Askaron15: Or maybe there is some hidden meaning to this?
Sadly "Update Fatigue" is a thing that's been made worse by modern digital game stores each wanting to be their own walled garden ecosystem. Steam started the problem but all the time it was only Steam doing it, the effect was hidden. But when GOG, Epic Game Store, etc, each want their own Steam-like client that inserts their own Steamworks-like API (Galaxy, EGS, etc) code into the game itself hooking into their own Galaxy.dll, steam_api.dll, etc files for their own branded achievements in their own special format "Steam style", then devs can't just take one "base" DRM-Free version and reuse it between stores (same way how developer hosted pre-Steam patches worked for everyone regardless of where you bought the game), instead each update needs designing "for the store".

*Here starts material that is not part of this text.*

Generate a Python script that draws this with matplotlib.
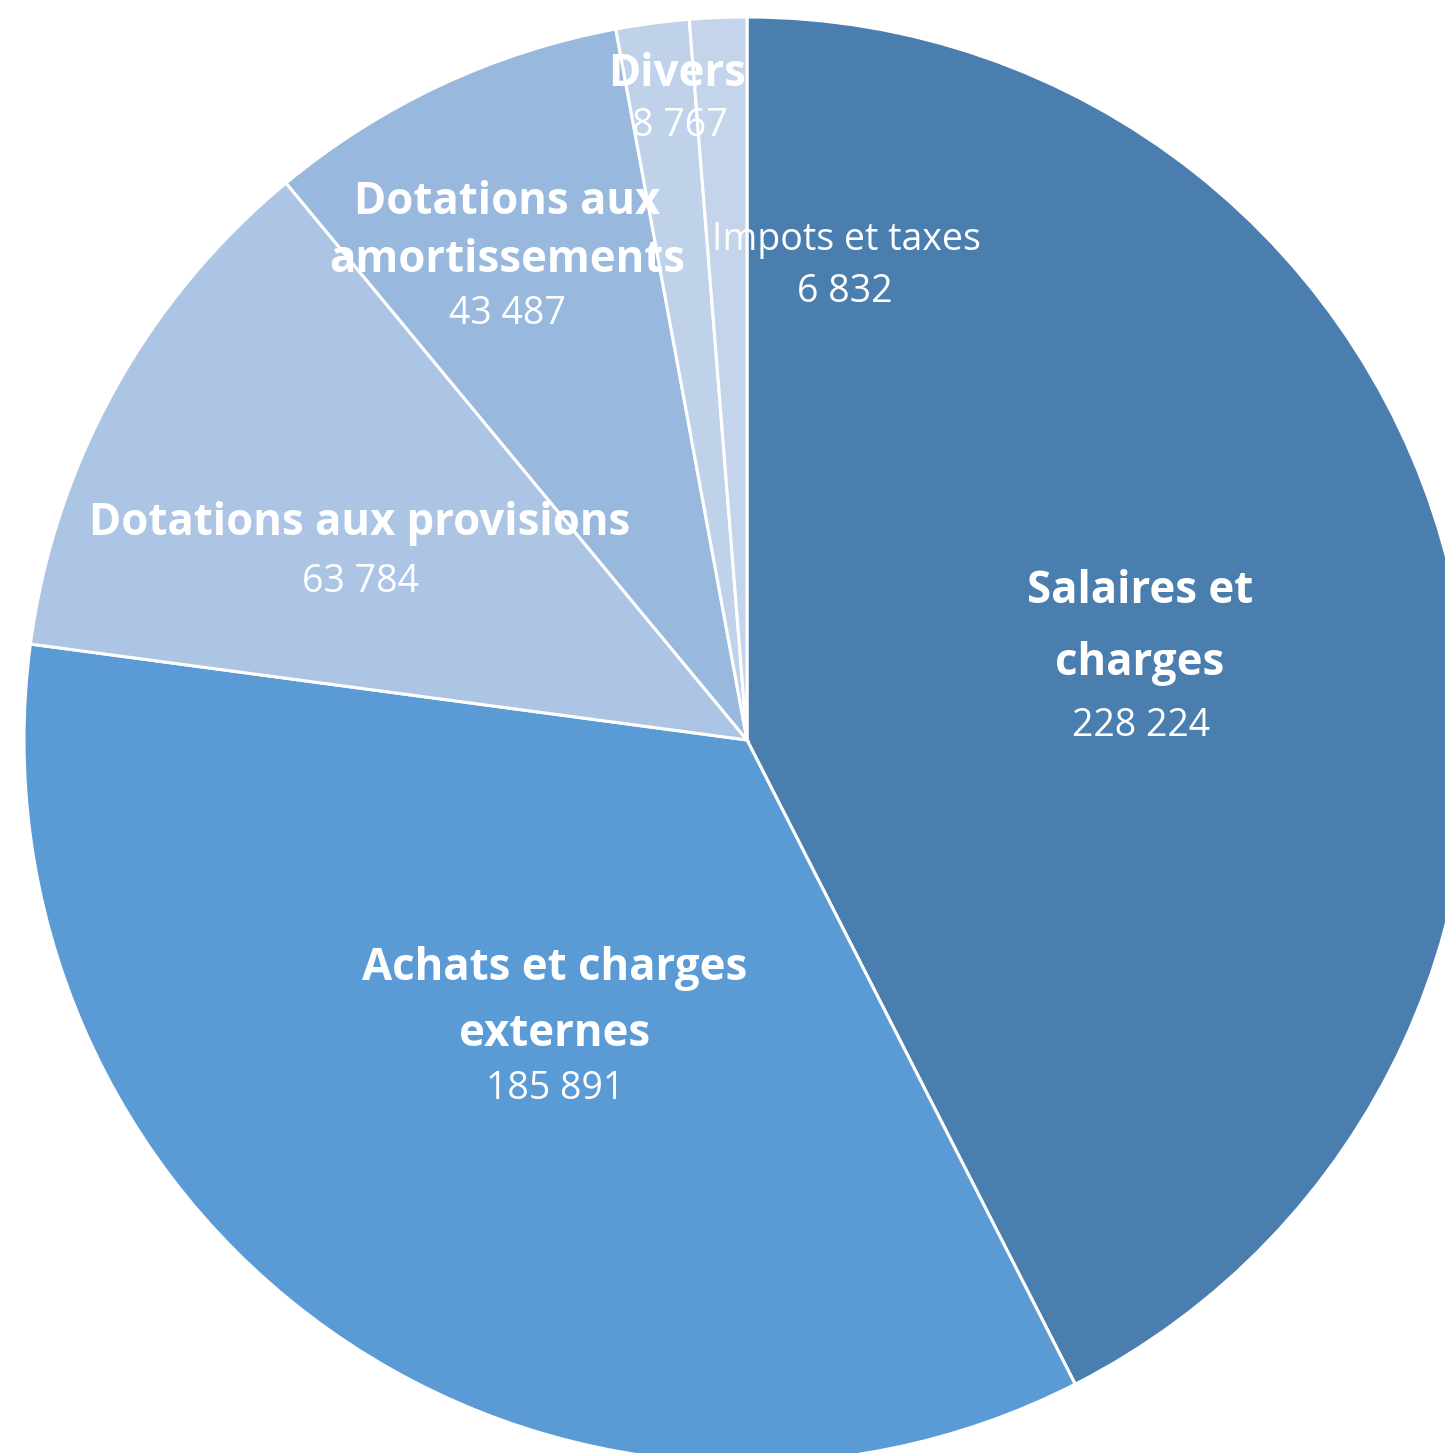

In developers own words:- -
"How much work would they need to support Galaxy any way?" - We actually did look into it. We spoke with GOG who gave us access to information about what we would need to do. As I mentioned in an earlier post, it was not a trivial amount of work, and we couldn't justify it given the expected future revenues, nor could we outsource it without losing quite a bit of money." https://www.gog.com/forum/general/a_while_ago_i_wrote_to_dan_adelman_axiom_verge_and_asked_why_he_didnt_release_it_gog/post24 -
"Going onto GOG I expected maybe something like 10% of Steam, but it's more like 1%. Same with releasing a Linux version. It's all worth so little for us that it's rather annoying to have to do the extra work all the time and carry that weight around. I wouldn't do it again." https://steamcommunity.com/app/813630/discussions/0/2252308752476410536/#c2282708683255940081 -
"Hey there we used to be GOG, but the amount of people using it to buy and play Besiege was so low that we pulled it again because the amount of support we had to do for that version". https://www.reddit.com/r/Besiege/comments/1d3p20y/comment/l6jftqp/
These were just some of the devs who found Galaxy integration annoying enough to cause them to either not release their games here (or release but then remove them). There are others who haven't come out and said it, but we are obviously missing a lot of sequels to original games here that 'coincidentally' also happen to be missing updates, almost like they grew tired of updating their first game enough that it played a factor in not releasing the sequel here for same reason. Eg, Oxenfree launched on Steam, GOG, Epic, Origin, itch.io, Mac Store and MS Store. They very quickly got so exhausted of having to do 7x separate builds per update they stopped updating half of them (
"As of this date, the game version is 3.1.0 on Steam but 2.7.1 on Epic and GOG, and 2.4.0 on Origin.", PCGW notes). Subsequently, that the sequel Oxenfree 2 released Steam-only is almost certainly "Update Fatigue" related.
There are many others who do release their games here but also still find the "30x updates actually means recompiling the game 90x times for 3 stores" workload multiplication annoying enough to no longer rush to keep GOG games in lockstep with every Steam update. Similarly, some "In Development" games (eg, GloomWood) that have had a "Coming Soon" placeholder page here for years, released on Steam and they update that regularly, but the dev has also said they only plan on a GOG release post 1.0
"to reduce the workload".
Bottom line - The "Steam Model" (putting as much Middleware store-branding (aka, store-specific achievements, cloud saves, etc) in-game as possible benefits mostly only Steam. For smaller stores following suit, it's ended up an unintended workload multiplier. It's not the
only reason some games lack updates, but it is a major factor that developers admit to themselves.